Red Herring: Cloudy forecast for Sun Ray

“This is Sun’s second attempt to crack the network computing
market. Its first, which was based on its Java programming
language, flopped. Microsoft’s (Nasdaq: MSFT) Windows terminals (or
‘Winterms’), on the other hand, have established a strong, albeit
small, market.”

“The key problem with the Java Station — which Sun claims it
still sells and supports — is that it actually does some
desktop-like processing. The Sun Ray, in contrast, keeps all the
processing on the server, completely eliminating desktop
administration costs…”

“Kimball Brown, chief PC analyst at the information technology
research firm Dataquest, says Sun has put forth a ‘pretty powerful
concept if it can get broadly adopted such that the clients are
available almost anywhere.

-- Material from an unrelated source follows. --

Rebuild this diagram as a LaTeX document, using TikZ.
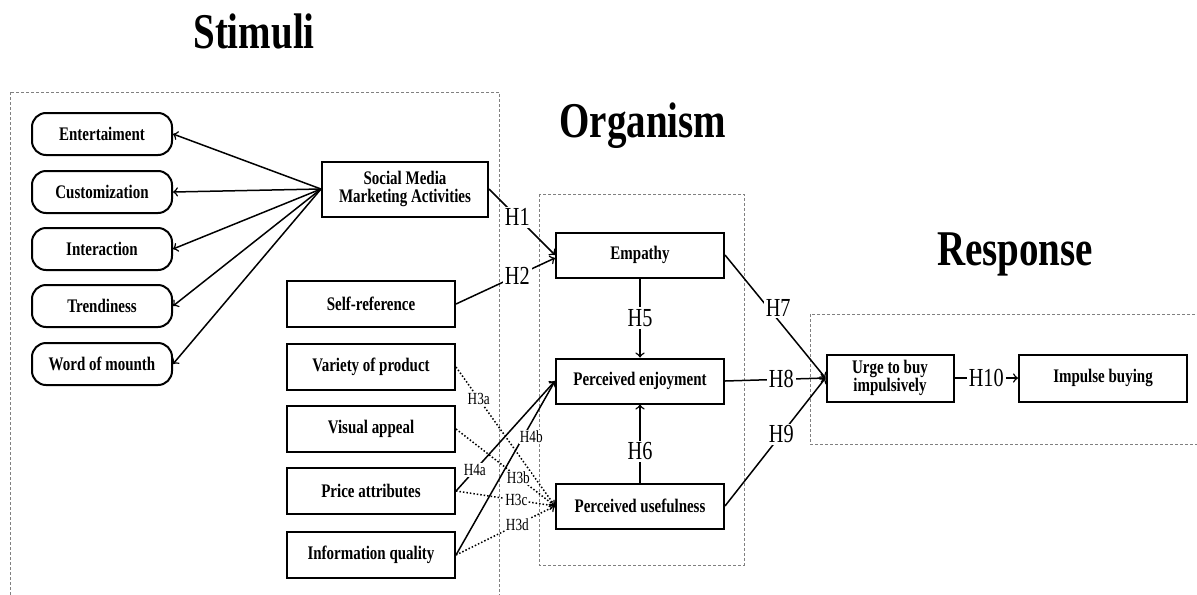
\documentclass[tikz,border=0pt]{standalone}
\usepackage{fontspec}
\setmainfont{Liberation Serif}[FakeStretch=0.78]
\usetikzlibrary{arrows}
\tikzset{bx/.style={draw,line width=1pt,inner sep=0pt,align=center,font=\fontsize{9.6}{9}\selectfont\bfseries,minimum width=84pt,minimum height=23pt}}
\tikzset{rbx/.style={bx,rounded corners=7pt,minimum width=70pt,minimum height=21pt}}
\tikzset{h/.style={fill=white,inner sep=1pt,font=\fontsize{13}{13}\selectfont}}
\tikzset{hs/.style={fill=white,inner sep=0.5pt,font=\fontsize{8.5}{8.5}\selectfont}}
\tikzset{ttl/.style={anchor=base,font=\fontsize{25}{25}\selectfont\bfseries}}
\tikzset{zone/.style={draw=gray,line width=0.4pt,dash pattern=on 1.5pt off 1pt}}

\begin{document}
\begin{tikzpicture}[x=0.5pt,y=-0.5pt,line width=0.75pt]
        \useasboundingbox (0,0) rectangle (1197,594);
        % dashed zones
        \draw[zone] (10,92) rectangle (499,610);
        \draw[zone] (539,194) rectangle (744,565);
        \draw[zone] (810,314) rectangle (1210,444);
        % titles
        \node[ttl] (tstim) at (254,48) {Stimuli};
        \node[ttl] (torg) at (643,137) {Organism};
        \node[ttl] (tresp) at (1015,265) {Response};
        % stimuli
        \node[rbx] (ent) at (102,134) {Entertaiment};
        \node[rbx] (cus) at (102,192) {Customization};
        \node[rbx] (int) at (102,249) {Interaction};
        \node[rbx] (tre) at (102,306) {Trendiness};
        \node[rbx] (wom) at (102,364) {Word of mounth};
        \node[bx,minimum width=83pt,minimum height=27.5pt] (smma) at (405,189) {Social Media\\Marketing Activities};
        \foreach \n in {ent,cus,int,tre,wom}
          \draw[->] (smma.west) -- (\n.east);
        \node[bx] (self) at (371,304) {Self-reference};
        \node[bx] (variety) at (371,367) {Variety of product};
        \node[bx] (visual) at (371,429) {Visual appeal};
        \node[bx] (price) at (371,491) {Price attributes};
        \node[bx] (info) at (371,555) {Information quality};
        % organism
        \node[bx,minimum height=22.5pt] (emp) at (640,255) {Empathy};
        \node[bx,minimum height=22.5pt] (enj) at (640,381) {Perceived enjoyment};
        \node[bx,minimum height=22.5pt] (use) at (640,506) {Perceived usefulness};
        % response
        \node[bx,minimum width=63.5pt,minimum height=23.5pt] (urge) at (890,378) {Urge to buy\\impulsively};
        \node[bx,minimum height=23.5pt] (imp) at (1103,378) {Impulse buying};
        % hypotheses
        \draw[->,densely dotted] (variety.east) -- node[hs,pos=.23] {H3a} (use.west);
        \draw[->,densely dotted] (visual.east) -- node[hs,pos=.63] {H3b} (use.west);
        \draw[->,densely dotted] (price.east) -- node[hs,pos=.61] {H3c} (use.west);
        \draw[->,densely dotted] (info.east) -- node[hs,pos=.62] {H3d} (use.west);
        \draw[->] (price.east) -- node[hs,pos=.19] {H4a} (enj.west);
        \draw[->] (info.east) -- node[hs,pos=.68,xshift=4pt] {H4b} (enj.west);
        \draw[->] (smma.east) -- node[h,pos=.43] {H1} (emp.west);
        \draw[->] (self.east) -- node[h,pos=.62] {H2} ([yshift=-1.5pt]emp.west);
        \draw[->] (emp) -- node[h] {H5} (enj);
        \draw[->] (use) -- node[h,pos=.4] {H6} (enj);
        \draw[->] (emp.east) -- node[h,pos=.43,xshift=5pt] {H7} (urge.west);
        \draw[->] (enj.east) -- node[h,pos=.56] {H8} (urge.west);
        \draw[->] (use.east) -- node[h,pos=.56] {H9} (urge.west);
        \draw[->] (urge) -- node[h] {H10} (imp);
      \end{tikzpicture}
\end{document}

But in its current implementation, it’s
little more than a 3270 replacement.’ (The 3270 is a terminal that
links to IBM mainframes.)

To make a real go of it, Sun needs to open its platform so
that Sun Rays interoperate with thin-client servers, such as those
from Cobalt or Whistle Communications
(now owned by IBM), Mr.
Brown says. These servers are low-cost systems that allow small
businesses to provide their employees with Web access and email.
‘If [Sun Ray] needs a Sun server to do this everywhere, it’s just
not going to go anywhere,’ Mr. Brown says.”